Exuding enthusiasm, Januszewski emphasises to FFT that his intervention shouldn’t be overplayed. But there’s little doubt that in summer 2010, with Liverpool on their last legs, his concise email to John Henry – the initial outcome of that conversation on his sofa - and the rest of FSG's management board played a critical role in helping the club to their feet. And then some.

“I'd gone over there [to England] on a business trip a few years before under the guise of the Fenway Sports Group, and went cap in hand to several football clubs, county cricket organisations and rugby league clubs,” he says. “I was trying to talk to them about the sales and marketing schemes we'd implemented in the United States in Major League Baseball with success.

“We got a great response from everyone we met with – from Edinburgh to Reading and everywhere in between. But it’s hard when you’re asking clubs to spend money on a consultancy to help them improve their business. I was unable to convince anyone to pay FSG to allow us to consult. But that really piqued my interest and showed the incredible opportunity for growth in English football back then.”


Fortunately for Anfield regulars, that passion remained with Januszewski long after he flew home without a purchase order in sight. 

As an American, he had witnessed the commercial growth of the Premier League first-hand; the massive increase in overseas television revenue meant that he no longer had to slope off to a Boston drinking hole in the early hours of Saturday morning to watch Liverpool play.

“I could screen Premier League on FOX and then NBC,” he says. “We could suddenly watch more football in the US on a Saturday than you can there in England. I think my owners eventually got tired of hearing about it because they weren’t soccer guys. They are, though, businessmen. And in August 2010, maybe they were in a whimsical mood.”

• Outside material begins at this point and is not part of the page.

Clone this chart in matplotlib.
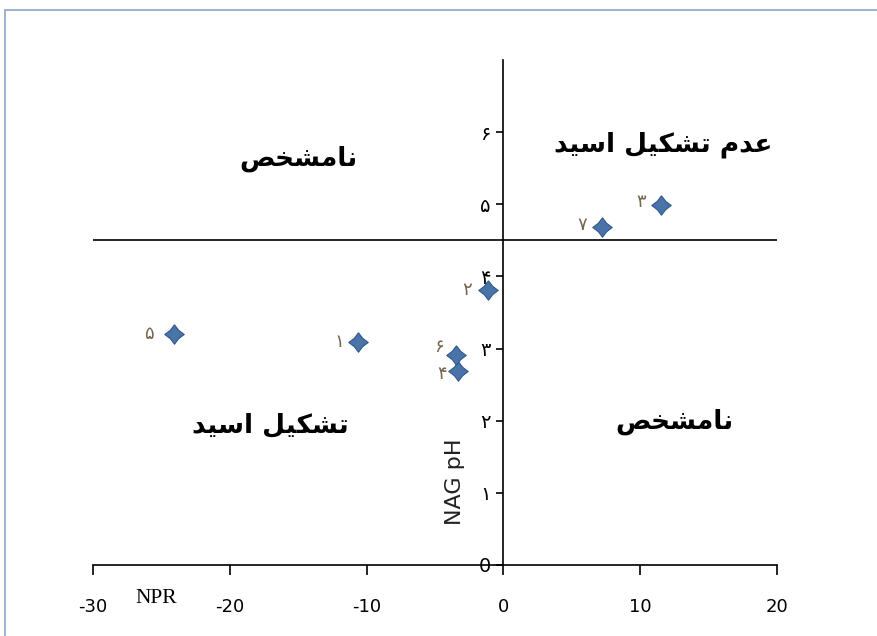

Within two hours of Januszewski’s email – or sales pitch - Henry had fired back a response. The following day they set up a working group with a view to mounting a takeover of the club.

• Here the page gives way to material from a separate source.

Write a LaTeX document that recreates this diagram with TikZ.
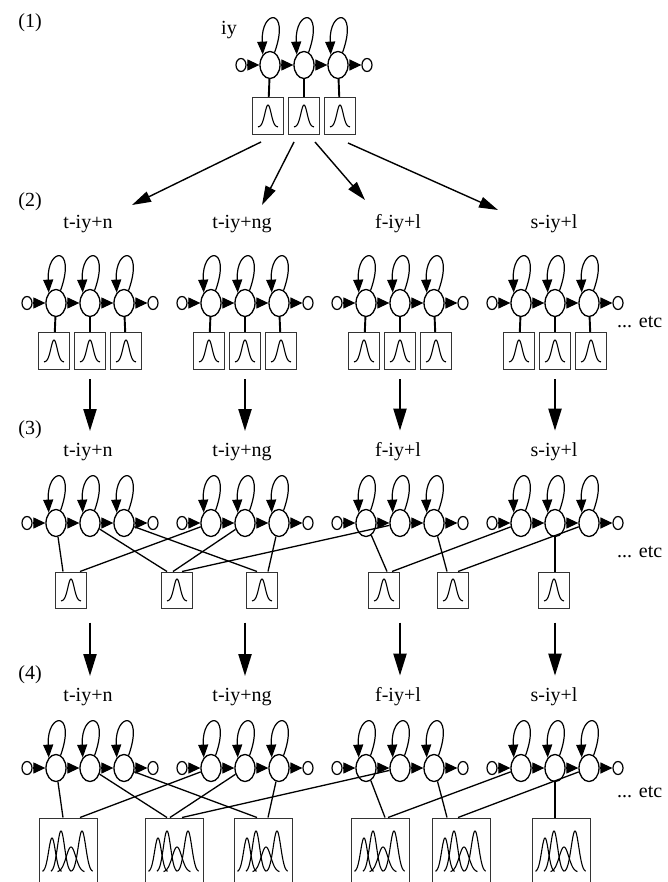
\documentclass[tikz,border=0pt]{standalone}
\usepackage{fontspec}
\setmainfont{Liberation Serif}
\usetikzlibrary{arrows.meta,shapes.geometric,calc}

\begin{document}
\begin{tikzpicture}[x=1pt, y=-1pt,
    state/.style={draw, ellipse, line width=1.3pt, minimum width=20pt, minimum height=27pt, inner sep=0pt},
    term/.style={draw, ellipse, line width=1.2pt, minimum width=10pt, minimum height=13pt, inner sep=0pt},
    trans/.style={-{Triangle[length=12pt,width=11pt]}, line width=1.2pt},
    selfloop/.style={-{Triangle[length=13pt,width=10pt]}, line width=1.2pt},
    gbox/.style={draw=black!80, line width=1pt, minimum width=31pt, minimum height=37pt, inner sep=0pt},
    mbox/.style={draw=black!80, line width=1pt, minimum width=58pt, minimum height=82pt, inner sep=0pt},
    bell/.style={line width=1.1pt},
    link/.style={line width=1.9pt},
    tie/.style={line width=1.3pt},
    lbl/.style={font=\fontsize{20}{24}\selectfont, inner sep=0pt},
    fanout/.style={-{Triangle[length=19pt,width=11pt]}, line width=1.4pt},
    nextrow/.style={-{Triangle[length=22pt,width=13pt]}, line width=2.2pt}]
    \useasboundingbox (0,0) rectangle (667,882);
    \clip (0,0) rectangle (667,882);

    % row labels
    \node[lbl] (n1) at (30,23) {(1)};
    \node[lbl] (n2) at (30,202) {(2)};
    \node[lbl] (n3) at (30,430) {(3)};
    \node[lbl] (n4) at (30,675) {(4)};
    \node[lbl] (iy) at (229,30) {iy};
    \foreach \r/\y in {2/224, 3/452, 4/697}
        \foreach \g/\x/\t in {a/88/t-iy+n, b/242/t-iy+ng, c/398/f-iy+l, d/554/s-iy+l}
            \node[lbl] (l\r\g) at (\x,\y) {\t};
    \foreach \r/\y in {2/322, 3/552, 4/792}
        \node[lbl, anchor=west] (etc\r) at (617,\y) {... etc};

    % three-state models
    \foreach \n/\x/\y in {1a/304/65, 2a/90/303, 2b/245/303, 2c/400/303, 2d/555/303,
                          3a/90/523, 3b/245/523, 3c/400/523, 3d/555/523,
                          4a/90/768, 4b/245/768, 4c/400/768, 4d/555/768} {
        \node[term] (h\n0) at (\x-63,\y) {};
        \node[state] (h\n1) at (\x-34,\y) {};
        \node[state] (h\n2) at (\x,\y) {};
        \node[state] (h\n3) at (\x+34,\y) {};
        \node[term] (h\n4) at (\x+63,\y) {};
        \foreach \i [count=\j] in {0,...,3}
            \draw[trans] (h\n\i) -- (h\n\j);
        \foreach \k in {1,2,3}
            \draw[selfloop] (h\n\k.70) .. controls +(16,-45) and +(-2,-46) .. (h\n\k.125);
    }

    % one density per state
    \foreach \n/\x/\y in {1a/304/116, 2a/90/351, 2b/245/351, 2c/400/351, 2d/555/351}
        \foreach \k/\d in {1/-36, 2/0, 3/36} {
            \node[gbox] (b\n\k) at (\x+\d,\y) {};
            \draw[bell, shift={(b\n\k)}] plot[variable=\t, domain=-10:10, samples=41]
                (\t, {11-22*exp(-(\t)*(\t)/20)});
            \draw[link] (h\n\k) -- (b\n\k);
        }

    % tied single densities
    \foreach \b/\x in {A/71, B/177, C/262, D/384, E/453, F/554} {
        \node[gbox, minimum height=36pt] (c\b) at (\x,590) {};
        \draw[bell, shift={(c\b)}] plot[variable=\t, domain=-10:10, samples=41]
            (\t, {11-22*exp(-(\t)*(\t)/20)});
    }
    \foreach \s/\b/\d in {a1/A/-8, b1/A/9, a2/B/-10, b2/B/-4, c2/B/5, a3/C/-5,
                          b3/C/6, c1/D/3, d1/D/8, c3/E/-6, d3/E/5}
        \draw[tie] (h3\s) -- ($(c\b.north)+(\d,0)$);
    \draw[link] (h3d2) -- (h3d2 |- cF.north);

    % tied mixtures
    \foreach \b/\x in {A/68, B/174, C/263, D/380, E/461, F/561} {
        \node[mbox] (m\b) at (\x,859) {};
        \foreach \c/\h/\w in {-16/34/3.4, -7/41/3.6, 3/25/4.8, 14/41/3.8} {
            \pgfmathsetmacro\lo{\c-2.8*\w}
            \pgfmathsetmacro\hi{\c+2.8*\w}
            \draw[bell, shift={(m\b)}] plot[variable=\t, domain=\lo:\hi, samples=41]
                (\t, {13-\h*exp(-(\t-\c)*(\t-\c)/(2*\w*\w))});
        }
    }
    \foreach \s/\b/\d in {a1/A/-5, b1/A/12, a2/B/-7, b2/B/-4, c2/B/8, a3/C/-6,
                          b3/C/5, c1/D/5, d1/D/8, c3/E/-14, d3/E/-3}
        \draw[tie] (h4\s) -- ($(m\b.north)+(\d,0)$);
    \draw[link] (h4d2) -- (h4d2 |- mF.north);

    % arrows between levels
    \draw[fanout] ($(b1a1.south)+(-7,7)$) -- ($(l2a)+(44,-19)$);
    \draw[fanout] ($(b1a2.south)+(-10,7)$) -- ($(l2b)+(20,-19)$);
    \draw[fanout] ($(b1a2.south)+(11,7)$) -- ($(l2c)+(-33,-24)$);
    \draw[fanout] ($(b1a3.south)+(8,8)$) -- ($(l2d)+(-56,-14)$);
    \foreach \g in {a,b,c,d} {
        \draw[nextrow] ($(b2\g2.south)+(0,9)$) -- ($(b2\g2.south |- l3\g.north)+(0,-12)$);
        \draw[nextrow] ($(h3\g2 |- cA.south)+(0,14)$) -- ($(h3\g2 |- l4\g.north)+(0,-12)$);
    }
\end{tikzpicture}
\end{document}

“Literally 66 days later, Fenway Sports Group had secured the purchase of Liverpool FC,” Januszewski says. “I was fortunate to be part of the deal team and to be over there when we closed. I was there when we got introduced to the team and it was a whirlwind experience. It was the best business transaction I will ever be a part of, because I’m so passionate about Liverpool.

"I wasn’t working in soccer, I was working in baseball, but this was the greatest sales job I had ever done – to convince my owners who weren’t really interested in soccer to buy Liverpool. Now, of course, they’re all very passionate, they love the club and they love the supporters. And they’ve done an incredible job.”

You can’t argue with that. When FSG first arrived on Merseyside, Liverpool were looking down rather than up. Qualifying for the Champions League, let alone winning it, was Mississippi Mud Pie in the sky.

Now, as they prepare to take on Manchester City in the Community Shield, they do so as European champions. Little wonder that Januszewski’s grin is as broad as the Atlantic.